Given problem — Working from the data below, reproduce exactly the lines starting at the one that holds "Write the D3.js code for this chart." and ending at the one that holds "const FS = 14;". Pictures are excluded.

Code that draws figures:
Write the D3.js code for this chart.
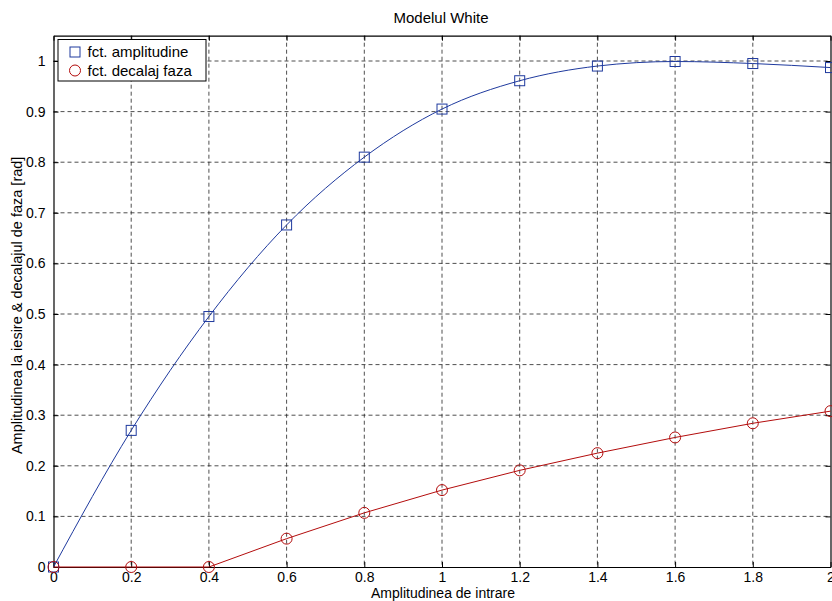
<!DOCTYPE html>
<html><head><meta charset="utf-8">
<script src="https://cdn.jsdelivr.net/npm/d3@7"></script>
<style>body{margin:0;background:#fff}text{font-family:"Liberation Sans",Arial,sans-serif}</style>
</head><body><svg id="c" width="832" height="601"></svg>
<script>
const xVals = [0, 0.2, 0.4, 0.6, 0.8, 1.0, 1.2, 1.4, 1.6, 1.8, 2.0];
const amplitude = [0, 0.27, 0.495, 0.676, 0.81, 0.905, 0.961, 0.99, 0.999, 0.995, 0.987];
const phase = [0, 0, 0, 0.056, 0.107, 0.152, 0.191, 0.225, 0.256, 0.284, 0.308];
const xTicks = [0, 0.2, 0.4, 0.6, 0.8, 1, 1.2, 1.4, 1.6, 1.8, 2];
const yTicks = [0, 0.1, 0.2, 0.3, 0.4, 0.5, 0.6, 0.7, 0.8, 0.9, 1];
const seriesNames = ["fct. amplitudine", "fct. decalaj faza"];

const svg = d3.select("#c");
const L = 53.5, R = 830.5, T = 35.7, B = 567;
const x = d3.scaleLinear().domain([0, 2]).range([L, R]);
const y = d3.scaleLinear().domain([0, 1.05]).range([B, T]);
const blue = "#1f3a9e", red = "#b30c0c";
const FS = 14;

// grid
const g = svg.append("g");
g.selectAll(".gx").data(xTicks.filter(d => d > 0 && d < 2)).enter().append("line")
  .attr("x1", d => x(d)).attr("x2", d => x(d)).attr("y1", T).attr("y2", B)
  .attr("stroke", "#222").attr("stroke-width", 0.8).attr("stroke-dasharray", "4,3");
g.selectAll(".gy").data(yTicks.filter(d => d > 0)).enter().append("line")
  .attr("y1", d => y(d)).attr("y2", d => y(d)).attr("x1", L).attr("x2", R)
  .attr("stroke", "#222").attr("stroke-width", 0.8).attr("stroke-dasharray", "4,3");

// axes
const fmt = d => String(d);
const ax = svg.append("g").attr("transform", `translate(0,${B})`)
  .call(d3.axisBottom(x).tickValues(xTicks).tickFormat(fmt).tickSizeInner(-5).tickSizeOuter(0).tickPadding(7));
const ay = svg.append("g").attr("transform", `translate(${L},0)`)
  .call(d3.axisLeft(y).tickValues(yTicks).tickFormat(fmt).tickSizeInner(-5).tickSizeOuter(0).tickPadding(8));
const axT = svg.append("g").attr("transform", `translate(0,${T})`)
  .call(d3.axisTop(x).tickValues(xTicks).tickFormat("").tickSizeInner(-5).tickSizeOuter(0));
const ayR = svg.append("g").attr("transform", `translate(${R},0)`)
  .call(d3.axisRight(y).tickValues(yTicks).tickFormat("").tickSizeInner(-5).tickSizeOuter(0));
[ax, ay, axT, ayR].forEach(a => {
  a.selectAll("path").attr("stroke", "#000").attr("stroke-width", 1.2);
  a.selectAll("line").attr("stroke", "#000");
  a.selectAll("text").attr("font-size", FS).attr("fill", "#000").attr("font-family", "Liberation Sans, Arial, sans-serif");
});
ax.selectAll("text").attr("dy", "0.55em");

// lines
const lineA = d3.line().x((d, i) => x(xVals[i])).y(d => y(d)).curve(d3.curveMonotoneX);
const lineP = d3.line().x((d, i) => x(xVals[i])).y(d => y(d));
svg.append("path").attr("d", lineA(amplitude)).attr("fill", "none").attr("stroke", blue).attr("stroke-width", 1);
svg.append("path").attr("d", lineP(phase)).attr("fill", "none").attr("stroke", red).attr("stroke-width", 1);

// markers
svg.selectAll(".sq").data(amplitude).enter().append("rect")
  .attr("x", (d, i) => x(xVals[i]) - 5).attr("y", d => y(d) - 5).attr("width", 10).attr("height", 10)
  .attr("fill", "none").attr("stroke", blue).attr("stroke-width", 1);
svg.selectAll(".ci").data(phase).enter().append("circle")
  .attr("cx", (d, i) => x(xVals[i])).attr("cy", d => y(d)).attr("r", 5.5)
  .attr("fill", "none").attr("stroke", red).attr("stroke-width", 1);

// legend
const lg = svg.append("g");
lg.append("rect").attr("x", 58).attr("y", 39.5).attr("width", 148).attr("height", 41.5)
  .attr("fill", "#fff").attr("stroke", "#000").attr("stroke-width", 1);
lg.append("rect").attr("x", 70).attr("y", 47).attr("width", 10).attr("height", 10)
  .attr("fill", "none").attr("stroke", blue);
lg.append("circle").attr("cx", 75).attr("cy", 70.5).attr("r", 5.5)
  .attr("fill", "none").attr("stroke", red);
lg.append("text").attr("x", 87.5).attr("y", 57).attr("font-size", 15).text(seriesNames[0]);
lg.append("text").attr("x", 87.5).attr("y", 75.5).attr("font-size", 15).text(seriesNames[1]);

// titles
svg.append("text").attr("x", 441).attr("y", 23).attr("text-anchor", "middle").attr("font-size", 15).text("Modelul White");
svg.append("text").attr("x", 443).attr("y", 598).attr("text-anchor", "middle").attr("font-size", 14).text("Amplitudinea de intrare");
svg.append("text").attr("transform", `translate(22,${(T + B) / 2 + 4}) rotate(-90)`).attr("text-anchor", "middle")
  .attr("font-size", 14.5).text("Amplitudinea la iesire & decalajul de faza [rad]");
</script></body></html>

--

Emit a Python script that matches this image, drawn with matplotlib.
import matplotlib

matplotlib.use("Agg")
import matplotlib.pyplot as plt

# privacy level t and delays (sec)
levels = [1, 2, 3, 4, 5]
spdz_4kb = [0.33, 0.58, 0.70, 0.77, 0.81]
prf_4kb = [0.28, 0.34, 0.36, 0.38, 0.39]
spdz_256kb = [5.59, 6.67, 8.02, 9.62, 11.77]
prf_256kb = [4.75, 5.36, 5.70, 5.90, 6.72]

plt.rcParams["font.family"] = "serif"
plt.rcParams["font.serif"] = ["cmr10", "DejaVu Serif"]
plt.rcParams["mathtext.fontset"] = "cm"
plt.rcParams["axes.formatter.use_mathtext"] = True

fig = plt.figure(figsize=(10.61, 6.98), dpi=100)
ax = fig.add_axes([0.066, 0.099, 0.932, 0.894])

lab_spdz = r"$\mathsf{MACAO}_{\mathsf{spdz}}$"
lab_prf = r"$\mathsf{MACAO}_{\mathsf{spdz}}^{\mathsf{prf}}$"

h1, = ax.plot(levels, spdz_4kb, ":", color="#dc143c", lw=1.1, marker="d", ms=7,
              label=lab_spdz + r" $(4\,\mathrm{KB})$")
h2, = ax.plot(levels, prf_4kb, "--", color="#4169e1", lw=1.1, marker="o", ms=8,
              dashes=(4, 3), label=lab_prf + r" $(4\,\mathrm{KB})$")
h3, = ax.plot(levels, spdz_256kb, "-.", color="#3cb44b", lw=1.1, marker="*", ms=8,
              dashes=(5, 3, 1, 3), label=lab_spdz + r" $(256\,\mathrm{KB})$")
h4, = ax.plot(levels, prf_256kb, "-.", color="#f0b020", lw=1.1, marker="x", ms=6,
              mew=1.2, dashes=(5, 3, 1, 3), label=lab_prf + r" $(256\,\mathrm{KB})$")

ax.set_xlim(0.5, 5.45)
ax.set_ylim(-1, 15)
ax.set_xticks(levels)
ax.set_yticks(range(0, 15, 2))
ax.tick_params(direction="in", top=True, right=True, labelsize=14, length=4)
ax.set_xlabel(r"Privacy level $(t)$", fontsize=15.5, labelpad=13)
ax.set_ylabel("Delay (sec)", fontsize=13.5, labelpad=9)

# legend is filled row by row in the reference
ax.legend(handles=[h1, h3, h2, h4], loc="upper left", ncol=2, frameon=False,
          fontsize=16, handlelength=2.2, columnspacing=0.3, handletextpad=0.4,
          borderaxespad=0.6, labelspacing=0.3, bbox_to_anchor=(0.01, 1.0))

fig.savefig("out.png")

...

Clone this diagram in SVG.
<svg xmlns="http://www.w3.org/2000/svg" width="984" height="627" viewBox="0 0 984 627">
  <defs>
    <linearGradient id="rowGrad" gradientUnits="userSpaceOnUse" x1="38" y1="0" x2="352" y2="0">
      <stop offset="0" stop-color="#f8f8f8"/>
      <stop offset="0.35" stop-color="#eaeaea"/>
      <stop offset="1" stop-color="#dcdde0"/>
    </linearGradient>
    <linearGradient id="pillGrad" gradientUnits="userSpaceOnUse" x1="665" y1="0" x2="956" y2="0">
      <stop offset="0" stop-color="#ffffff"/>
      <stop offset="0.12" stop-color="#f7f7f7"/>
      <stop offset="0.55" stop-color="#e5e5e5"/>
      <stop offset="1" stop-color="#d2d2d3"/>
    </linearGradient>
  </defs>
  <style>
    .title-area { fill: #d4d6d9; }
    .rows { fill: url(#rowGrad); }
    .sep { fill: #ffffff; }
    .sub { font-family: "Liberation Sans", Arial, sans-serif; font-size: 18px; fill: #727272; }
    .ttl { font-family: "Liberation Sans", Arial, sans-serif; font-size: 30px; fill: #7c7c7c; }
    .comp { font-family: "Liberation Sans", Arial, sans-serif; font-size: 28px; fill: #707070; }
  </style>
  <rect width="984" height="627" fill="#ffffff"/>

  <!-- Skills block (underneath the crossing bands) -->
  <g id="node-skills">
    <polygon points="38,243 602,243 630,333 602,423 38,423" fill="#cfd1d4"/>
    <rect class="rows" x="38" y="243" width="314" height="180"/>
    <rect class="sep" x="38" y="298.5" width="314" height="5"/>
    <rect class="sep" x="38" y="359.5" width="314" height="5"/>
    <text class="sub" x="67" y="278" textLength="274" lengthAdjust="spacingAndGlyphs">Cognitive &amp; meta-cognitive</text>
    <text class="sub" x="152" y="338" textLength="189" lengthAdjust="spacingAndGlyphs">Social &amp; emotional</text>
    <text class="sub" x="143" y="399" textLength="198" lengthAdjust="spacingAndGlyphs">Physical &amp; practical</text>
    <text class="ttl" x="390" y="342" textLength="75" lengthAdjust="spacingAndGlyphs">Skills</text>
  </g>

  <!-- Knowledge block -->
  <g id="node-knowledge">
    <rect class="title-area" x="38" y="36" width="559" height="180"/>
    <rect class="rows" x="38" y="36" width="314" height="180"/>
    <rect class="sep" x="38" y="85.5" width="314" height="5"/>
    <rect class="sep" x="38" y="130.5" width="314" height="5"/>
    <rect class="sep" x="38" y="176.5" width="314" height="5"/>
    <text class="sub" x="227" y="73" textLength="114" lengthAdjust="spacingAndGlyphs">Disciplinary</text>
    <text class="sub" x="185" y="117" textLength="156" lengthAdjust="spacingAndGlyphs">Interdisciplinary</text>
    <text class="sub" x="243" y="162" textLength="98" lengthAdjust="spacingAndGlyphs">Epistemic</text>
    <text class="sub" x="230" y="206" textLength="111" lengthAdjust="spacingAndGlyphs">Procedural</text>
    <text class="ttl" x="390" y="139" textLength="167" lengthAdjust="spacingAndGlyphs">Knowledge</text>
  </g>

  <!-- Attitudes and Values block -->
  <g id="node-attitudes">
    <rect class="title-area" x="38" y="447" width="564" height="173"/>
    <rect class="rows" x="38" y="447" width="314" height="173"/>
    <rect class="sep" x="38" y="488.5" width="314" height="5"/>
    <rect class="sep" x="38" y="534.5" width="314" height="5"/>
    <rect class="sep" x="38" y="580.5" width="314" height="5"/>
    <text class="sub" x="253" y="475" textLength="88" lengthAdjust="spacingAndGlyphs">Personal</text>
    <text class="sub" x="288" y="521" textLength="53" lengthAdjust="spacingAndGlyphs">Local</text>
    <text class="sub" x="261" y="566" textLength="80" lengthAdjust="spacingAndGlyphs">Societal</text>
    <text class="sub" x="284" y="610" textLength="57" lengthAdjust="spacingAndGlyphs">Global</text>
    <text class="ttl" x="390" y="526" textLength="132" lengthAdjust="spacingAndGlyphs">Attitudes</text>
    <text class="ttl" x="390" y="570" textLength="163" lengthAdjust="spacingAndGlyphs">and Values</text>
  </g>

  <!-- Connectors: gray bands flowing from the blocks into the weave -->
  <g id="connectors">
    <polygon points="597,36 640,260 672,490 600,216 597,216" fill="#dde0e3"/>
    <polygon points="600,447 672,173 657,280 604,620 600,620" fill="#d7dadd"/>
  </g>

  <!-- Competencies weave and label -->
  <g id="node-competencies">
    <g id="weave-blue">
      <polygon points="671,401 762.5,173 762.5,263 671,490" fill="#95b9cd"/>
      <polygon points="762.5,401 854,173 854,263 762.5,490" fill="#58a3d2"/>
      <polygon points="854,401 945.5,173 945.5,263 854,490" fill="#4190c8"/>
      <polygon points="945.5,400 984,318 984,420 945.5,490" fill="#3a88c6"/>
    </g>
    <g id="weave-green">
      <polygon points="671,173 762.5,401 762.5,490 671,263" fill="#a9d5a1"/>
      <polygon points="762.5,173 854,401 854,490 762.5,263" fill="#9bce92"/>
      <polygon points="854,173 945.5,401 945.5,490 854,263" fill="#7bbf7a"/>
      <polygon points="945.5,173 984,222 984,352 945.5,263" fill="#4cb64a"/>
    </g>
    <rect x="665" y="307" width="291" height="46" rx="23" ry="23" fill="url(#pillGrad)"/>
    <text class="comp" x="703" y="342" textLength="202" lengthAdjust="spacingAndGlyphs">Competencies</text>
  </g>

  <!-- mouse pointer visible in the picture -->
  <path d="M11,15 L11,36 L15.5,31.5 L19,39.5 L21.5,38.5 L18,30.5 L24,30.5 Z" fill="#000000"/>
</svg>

Worked solution —
Write the D3.js code for this chart.
<!DOCTYPE html>
<html><head><meta charset="utf-8">
<script src="https://cdn.jsdelivr.net/npm/d3@7"></script>
<style>body{margin:0;background:#fff}text{font-family:"Liberation Sans",Arial,sans-serif}</style>
</head><body><svg id="c" width="832" height="601"></svg>
<script>
const xVals = [0, 0.2, 0.4, 0.6, 0.8, 1.0, 1.2, 1.4, 1.6, 1.8, 2.0];
const amplitude = [0, 0.27, 0.495, 0.676, 0.81, 0.905, 0.961, 0.99, 0.999, 0.995, 0.987];
const phase = [0, 0, 0, 0.056, 0.107, 0.152, 0.191, 0.225, 0.256, 0.284, 0.308];
const xTicks = [0, 0.2, 0.4, 0.6, 0.8, 1, 1.2, 1.4, 1.6, 1.8, 2];
const yTicks = [0, 0.1, 0.2, 0.3, 0.4, 0.5, 0.6, 0.7, 0.8, 0.9, 1];
const seriesNames = ["fct. amplitudine", "fct. decalaj faza"];

const svg = d3.select("#c");
const L = 53.5, R = 830.5, T = 35.7, B = 567;
const x = d3.scaleLinear().domain([0, 2]).range([L, R]);
const y = d3.scaleLinear().domain([0, 1.05]).range([B, T]);
const blue = "#1f3a9e", red = "#b30c0c";
const FS = 14;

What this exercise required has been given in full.